For my write-up today on The Cambridge History of Christianity: Origins to Constantine, I'll quote what Maureen Tilley says about early African Christianity on page 386:
"The
Semitic roots of Punic religion raise the question of the origins of
Christianity in this region. Unfortunately, they are unknown. Africans
never claimed a founding apostle like other churches, such as
Alexandria's Mark or India's Thomas. There was great respect for
Christians at Rome, but no tradition of a foundation from that city. In
fact, Christian practice suggests alternate roots. Most scholars
connect Christianity to Jewish communities in and around Carthage.

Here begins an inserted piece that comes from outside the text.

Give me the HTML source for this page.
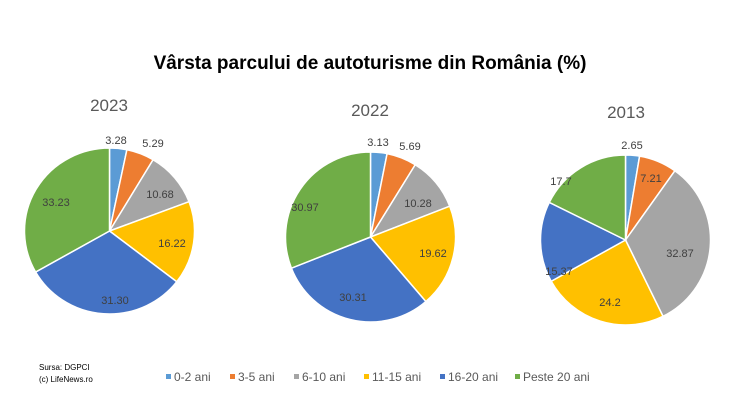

Evidence includes Hebraisms in their Latin Bible, Tertullian's
familiarity with oral traditions later enshrined in the Talmud and
Mishnah, and the burial of both Jews and Christian Jews in the Gemart
cemetery. African Christianity also exhibits some of the hallmarks of
the 'Jewish Christianity' of the first centuries, e.g. the apostolic
decree of Acts 15:19-20 treated as normative as late as Tertullian (Apol. 9.13) and Minucius Felix (Oct. 30.6), Tertullian's knowledge that Jews knew Christians as Nazarenes, a heretical sect (Marc. 4.8), the angel-Christology of pseudo-Cyprian's De centesima (PL,
supp. I, cols. 53-67), and the Christian observance of some Jewish
festivals as late as 436 (fourth Council of Carthage, canon 89).
Finally, local churches were governed by a board of elders, the seniores laici ('lay elders'), similar to Jewish congregations (or possibly the Punic suffetes).
While the aggregate evidence is not conclusive, the burden of proof
nonetheless is on those who would offer alternative explanations, such
as a resort to a general Semitic or Punic culture."
What Tilley says is consistent with what I wrote about in my post, Tertullian, OT Law, and the "Husband of One Wife",
in which I talk about Tertullian's appeal to Old Testament laws as if
they were normative for Christians. What I show in that post
demonstrates that not only African Christianity did that sort of thing,
but its presence in Tertullian's African Christianity is consistent with
African Christianity's Judaic orientation.
Tilley's statement
about the Acts 15 decision being normative in African Christianity as
late as Tertullian intrigues me. Does that mean that much of the rest
of Christianity did not deem that ruling to be normative? If not, why
not? Was it because that ruling was about how Gentile Christians should
act in a manner that does not offend Jewish Christians and Jews, and
that was not considered to be relevant when Christianity split from
Judaism and Gentiles came to dominate Christianity?